Encapsulation
What Is Encapsulation?
Encapsulation
An OOP principle where data (attributes) and the methods that operate on it are bundled together within a class, while restricting direct access to the data to protect it from unintended interference.
In other words, encapsulation restricts direct access to some of an object's components, ensuring that data is accessed and modified only through well-defined interfaces.
Encapsulation is often described as a protective wall that shields an object's internal state from external interference.
How Encapsulation Works
Encapsulation relies mainly on combining private attributes with public methods to control and protect how data is accessed and changed.
It is possible via access modifiers that define who can see or use a class, method, or variable:
- public: accessible from anywhere in the program.
- private: accessible only within the same class (most common for attributes).
- protected: accessible within the same class, subclasses, and the same package.
- default (package-private): if no modifier is given, it is accessible only within the same package.
Such a structure ensures that data can only be modified in controlled ways, preventing vulnerabilities and unintended side effects.
- Think of encapsulation like a car's dashboard.
- You can control the car (accelerate, brake, steer), but cannot gain access to the car's fuel tank and engine.
Common encapsulation methods are getters and setters:
Getters
Methods used to retrieve the value of private attributes.
Setters
Methods used to update the value of private attributes (in a controlled way).
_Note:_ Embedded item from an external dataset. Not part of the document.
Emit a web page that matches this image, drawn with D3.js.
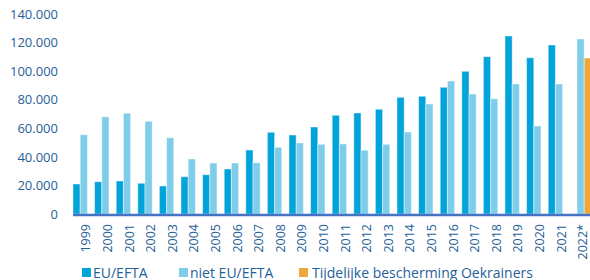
<!DOCTYPE html>
<html>
<head>
<meta charset="utf-8">
<script src="https://cdn.jsdelivr.net/npm/d3@7"></script>
<style>
  body { margin: 0; background: #fff; }
  svg { display: block; font-family: 'Open Sans', sans-serif; }
  .tick-label, .legend text { fill: #1f6199; }
</style>
</head>
<body>
<svg id="chart" width="590" height="280"></svg>
<script>
const years = ['1999','2000','2001','2002','2003','2004','2005','2006','2007','2008','2009','2010',
  '2011','2012','2013','2014','2015','2016','2017','2018','2019','2020','2021','2022*']

const euEfta = [21000, 22600, 23100, 21500, 19600, 26100, 27500, 31500, 44800, 57200, 55300, 60900,
  69100, 70700, 73300, 81700, 82400, 88700, 99900, 110100, 124600, 109400, 118300, null]

const nietEuEfta = [55500, 68000, 70500, 64900, 53400, 38500, 35700, 35700, 35900, 46700, 49700, 48800,
  49000, 44600, 48800, 57400, 77000, 93100, 84000, 80700, 91000, 61600, 91000, 122500]

const oekrainers = [null, null, null, null, null, null, null, null, null, null, null, null,
  null, null, null, null, null, null, null, null, null, null, null, 109200]

const seriesKeys = ['EU/EFTA', 'niet EU/EFTA', 'Tijdelijke bescherming Oekrainers']
const colors = ['#00a3da', '#7fcde8', '#eda83c']
const yTicks = [0, 20000, 40000, 60000, 80000, 100000, 120000, 140000]

const svg = d3.select('#chart')

const margin = { left: 73, top: 14, bottom: 66 },
  width = 591.4,
  height = 280

let x0 = d3.scaleBand()
  .domain(years)
  .range([ margin.left, width ])
  .padding(0)

let x1 = d3.scaleBand()
  .domain(seriesKeys)
  .range([ 0, x0.bandwidth() ])
  .padding(0)

let y = d3.scaleLinear()
  .domain([ 0, 140000 ])
  .range([ height - margin.bottom, margin.top ])

let fmt = d => d === 0 ? '0' : d3.format(',')(d).replace(/,/g, '.')

// y labels (no axis line)
svg.append('g')
  .selectAll('text')
  .data(yTicks)
  .enter().append('text')
    .attr('class', 'tick-label')
    .attr('x', 58)
    .attr('y', d => y(d))
    .attr('dy', '0.36em')
    .attr('text-anchor', 'end')
    .style('font-size', '13px')
    .text(fmt)

// bars
let rows = years.map((yr, i) => ({ year: yr, values: [ euEfta[i], nietEuEfta[i], oekrainers[i] ] }))

let groups = svg.append('g')
  .selectAll('g')
  .data(rows)
  .enter().append('g')
    .attr('transform', d => `translate(${ x0(d.year) },0)`)

groups.selectAll('rect')
  .data(d => d.values.map((v, k) => ({ key: seriesKeys[k], k: k, value: v })).filter(d => d.value != null))
  .enter().append('rect')
    .attr('x', d => x1(d.key))
    .attr('y', d => y(d.value))
    .attr('width', x1.bandwidth())
    .attr('height', d => y(0) - y(d.value))
    .style('fill', d => colors[d.k])
    .style('stroke', 'rgba(255,255,255,0.45)')
    .style('stroke-width', 1)

// baseline
svg.append('line')
  .attr('x1', margin.left)
  .attr('x2', width)
  .attr('y1', y(0) + 1)
  .attr('y2', y(0) + 1)
  .style('stroke', '#4472c4')
  .style('stroke-width', 2.5)

// x labels, rotated
let xAxis = d3.axisBottom(x0).tickSize(0).tickPadding(0)

let gx = svg.append('g')
  .attr('transform', `translate(0,${ y(0) + 10 })`)
  .call(xAxis)

gx.select('.domain').remove()

gx.selectAll('text')
  .attr('class', 'tick-label')
  .attr('transform', 'rotate(-90)')
  .attr('x', 0)
  .attr('y', 2)
  .attr('dy', '0.36em')
  .attr('text-anchor', 'end')
  .style('font-size', '12.5px')
  .style('font-family', "'Open Sans', sans-serif")

// legend
let legendPos = [ 82, 179, 299 ]

let legend = svg.append('g')
  .attr('class', 'legend')
  .selectAll('g')
  .data(seriesKeys)
  .enter().append('g')
    .attr('transform', (d, i) => `translate(${ legendPos[i] },268)`)

legend.append('rect')
  .attr('width', 9)
  .attr('height', 9)
  .style('fill', (d, i) => colors[i])

legend.append('text')
  .attr('x', (d, i) => i === 2 ? 13 : 11)
  .attr('y', 9.5)
  .style('font-size', '14px')
  .text(d => d)
</script>
</body>
</html>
They support encapsulation by allowing access without exposing the variable directly.
public class Student {
private String name; // private attribute that cannot be modified directly
public String getName() { // getter
return this.name;
}
public void setName(String name) { // setter
// here you can include additional validation/actions
this.name = name;
}
public static void main(String[] args) {
Student s = new Student();
// using setter
s.setName("Alice");
// using getter
System.out.println("Student name: " + s.getName());
}
}
- While encapsulation often involves making attributes private, its primary goal is to create a clear and controlled interface for interacting with an object.
- All methods that work with the class are coded within the class.
- Not every attribute needs a getter or setter.
- Only expose methods that are essential for the class's intended use.
- A common mistake is to make all attributes public for convenience.
- This undermines the benefits of encapsulation and can lead to fragile code.
- When designing a class, always start by identifying which attributes and methods should be private and which should be public.
- This helps ensure a clean and robust design.
Advantages of Encapsulation
Data protection and integrity:
- Encapsulation acts as a protective barrier, ensuring that data within an object is accessed and modified only through controlled interfaces.
- This prevents unauthorised or accidental changes, maintaining the integrity of the data.
- This control is typically achieved through access modifiers like private, protected, and public.
- Consider a bank account class with a balance attribute.
- By encapsulating the balance via providing methods like deposit and withdraw, you ensure that the balance is updated only through valid transactions, preventing direct manipulation.
public class BankAccount {
private double balance = 0; // default 0
public double getBalance() { // getter
return balance;
}
public void deposit(double amount) {
if (amount > 0) { // check data validity
balance += amount;
}
}
public void withdraw(double amount) {
if (amount > 0 && amount <= balance) { // check data validity and if there is enough money
balance -= amount;
}
}
public static void main(String[] args){
BankAccount myAccount = new BankAccount(); // create new account
System.out.println(myAccount.getBalance());
myAccount.deposit(-1); // non-valid argument
System.out.println(myAccount.getBalance()); // account is unafected
myAccount.deposit(5);
System.out.println(myAccount.getBalance());
myAccount.withdraw(6);
System.out.println(myAccount.getBalance()); // nothing happened as balance is smaller that sum wanted
}
}
Failing to encapsulate sensitive data can lead to security vulnerabilities, such as unauthorized access or data corruption.
Improved maintainability:
- Encapsulation allows changes to the internal implementation of a class without affecting external code that relies on it.
- As long as the public interface remains consistent, modifications can be made safely.
- Additionally, encapsulated classes can be easily reused in different parts of a program or even in other projects.
- Their self-contained nature ensures that they function correctly without relying on external components.
- When updating a class, focus on maintaining the public methods.
- This ensures that dependent code continues to function correctly, even if the internal logic changes.
Enhanced usability and abstraction:
- Encapsulation creates a "black box" effect, where the internal workings of an object are hidden from the outside world.
- This simplifies the interface for users, allowing them to interact with the object without needing to understand its complex implementation.
- Think of a television remote.
- You press buttons to change channels or adjust volume, but you don't need to understand the complex electronics inside.
- Encapsulation provides a similar level of abstraction in programming.
- Can you explain how encapsulation protects an object's data?
- How does encapsulation contribute to code maintainability?
- What is the difference between private attributes and public methods?
- Can you think of a real-world scenario where encapsulation would prevent a critical error?
How does the concept of encapsulation relate to broader ideas of privacy and security in technology? What ethical considerations arise when designing systems that control access to sensitive data?